Thursday, August 6, 2009
Julia is more interesting than Julie
Here's my fantasy: At some point during the filming of Julie & Julia, director Nora Ephron had to give instructions to Meryl Streep, who plays master chef Julia Child.
"Just be taller, Meryl,'' Ephron might have said, encouraging Streep to find ways to suggest all of Child's 6 feet, two inches.
Streep, whose performance as a nun in Doubt was good but showy, seems to be turning into a special effect. Raising her voice a couple of octaves and trying her best to appear large, Streep dominates every scene in which she appears. I'm not saying this is a bad thing, but it gives you a clue about what you may find most memorable about Julie & Julia, an enjoyable repast that winds up a few courses short of a really great meal.
Allow me to continue with a digression. If the birth dates on IMBd are correct, Streep is 60 and Stanley Tucci is 48. I mention the real ages of the actors because in Julie & Julia, Tucci and Streep play a married couple, and, to me, they never seemed precisely right together. Tucci plays Child's husband, Paul. The real Paul was 10 years older than Julia, a woman who had a voice like a bird and a body like a power forward.
End of digression. Despite age differences, Streep and Tucci orchestrate a nice enough duet. Tucci's Paul comes across as a meticulous man who takes impish delight in all things libidinous, and Streep seasons her performance with displays of wit. Julia and Paul both loved to eat, and watching them savor a favorite dish qualifies as something to behold, two extremely articulate people struck dumb in their pleasure.

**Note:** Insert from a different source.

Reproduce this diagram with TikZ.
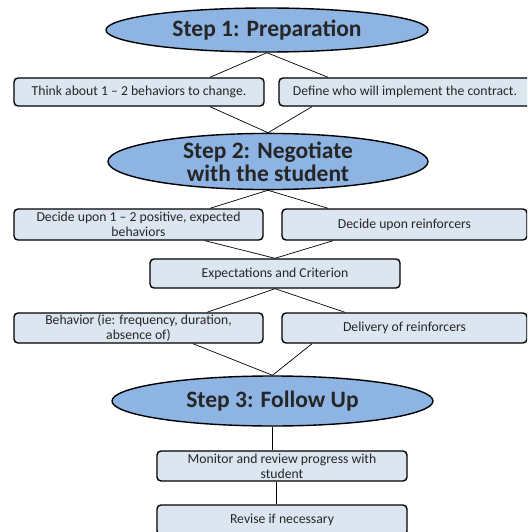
\documentclass[tikz,border=0pt]{standalone}
\usepackage{fontspec}
\setmainfont{Carlito}
\usetikzlibrary{shapes.geometric,positioning}
\definecolor{stepblue}{HTML}{8DB4E2}
\definecolor{boxblue}{HTML}{DCE6F1}
\definecolor{textgray}{HTML}{262626}

\begin{document}
\begin{tikzpicture}[x=1pt,y=-1pt,
    stepnode/.style={ellipse, draw=black, line width=1.4pt, fill=stepblue, text=textgray,
      font=\bfseries\fontsize{23.5}{23}\selectfont, align=center, inner sep=0pt},
    taskbox/.style={rectangle, rounded corners=4pt, draw=black, line width=1.4pt, fill=boxblue,
      text=textgray, font=\fontsize{13.7}{15}\selectfont, align=center, inner sep=0pt},
    link/.style={draw=black, line width=0.7pt}]
      \clip (0,0) rectangle (527,532);
      \node[stepnode, minimum width=322, minimum height=44] at (267,30) (step1) {Step 1: Preparation};
      \node[taskbox, minimum width=250, minimum height=28] at (139,92) (think) {Think about 1 -- 2 behaviors to change.};
      \node[taskbox, minimum width=252, minimum height=28] at (405,92) (define) {Define who will implement the contract.};
      \node[stepnode, minimum width=320, minimum height=53] at (268,161.5) (step2) {Step 2: Negotiate\\with the student};
      \node[taskbox, minimum width=249, minimum height=31] at (138.5,224.5) (decide) {Decide upon 1 -- 2 positive, expected\\behaviors};
      \node[taskbox, minimum width=245, minimum height=31] at (404.5,224.5) (reinf) {Decide upon reinforcers};
      \node[taskbox, minimum width=250, minimum height=29] at (275,273.5) (expect) {Expectations and Criterion};
      \node[taskbox, minimum width=249, minimum height=30] at (138.5,328) (behav) {Behavior (ie: frequency, duration,\\absence of)};
      \node[taskbox, minimum width=245, minimum height=30] at (404.5,328) (deliv) {Delivery of reinforcers};
      \node[stepnode, minimum width=321, minimum height=50] at (272.5,401) (step3) {Step 3: Follow Up};
      \node[taskbox, minimum width=250, minimum height=30] at (282,466) (monitor) {Monitor and review progress with\\student};
      \node[taskbox, minimum width=250, minimum height=30] at (282,520) (revise) {Revise if necessary};
      \draw[link] ([xshift=71]think.north) -- (step1.south) -- ([xshift=-77]define.north);
      \draw[link] ([xshift=71]think.south) -- (step2.north) -- ([xshift=-93]define.south);
      \draw[link] ([xshift=71.5]decide.north) -- (step2.south) -- ([xshift=-76.5]reinf.north);
      \draw[link] ([xshift=66.5]decide.south) -- (expect.north) -- ([xshift=-71.5]reinf.south);
      \draw[link] ([xshift=68.5]behav.north) -- (expect.south) -- ([xshift=-59.5]deliv.north);
      \draw[link] ([xshift=54.5]behav.south) -- (step3.north) -- ([xshift=-92.5]deliv.south);
      \draw[link] (step3.south) -- (step3.south |- monitor.north);
      \draw[link] ([xshift=-6]monitor.south) -- ([xshift=-6]revise.north);
\end{tikzpicture}
\end{document}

Unfortunately, this breezy movie divides into two stories. Child's formative years in Paris, beginning in 1948, are contrasted with the blogging life of Julie Powell (Amy Adams). Powell is a contemporary author and foodie, who tries to establish herself as a writer by blogging about the year she spends cooking every recipe in Child's classic cookbook, Mastering the Art of French Cooking.
Streep and Adams, who worked together in Doubt, share no screen time. Ephron alternates between the two stories, sometimes gracefully, sometimes not. Child's My Life in France and Powell's book, Julie and Julia: 365 Days, 524 Recipes, 1 Tiny Apartment Kitchen, served as source material for the script, also by Ephron. The story of Child's Parisian adventures proves the more interesting of these two food-obsessed tales.
Paul Child served in the American embassy in Paris. Julia, who was 36 at the time of Paul's posting, seemed at loose ends. After a few forays into womanly activities -- hat making, for example -- she decided to learn about food, enrolling in the prestigious Cordon Bleu school. There she competed with unwelcoming men, but still managed to find her calling. Later, Child met Simone Beck (Linda Emond)* and Louisette Bertholle (Helen Carey), the women with whom she eventually co-wrote her classic cookbook.
Adams' character, who works for a New York City program that tries to help people who lost loved ones during the Sept. 11 attack, needs diversion from her depressing job. With encouragement from her husband Chris Messina, she begins her adventures in cooking, which gradually morph into a confidence-building exercise. Aside from a late-picture spat, Messina's Eric supports his wife's pursuits, but contemporary life -- mostly scenes in a Queens apartment -- can't compete with Paris in the '50s.
In sum: Ephron has made a movie for Child fans, foodies and anyone who wants to see Streep slice a mountain of onions. It's a pleasant diversion -- if a little less rich than one might have hoped.
*A reader noted that I misspelled Linda Emond's name. Now fixed.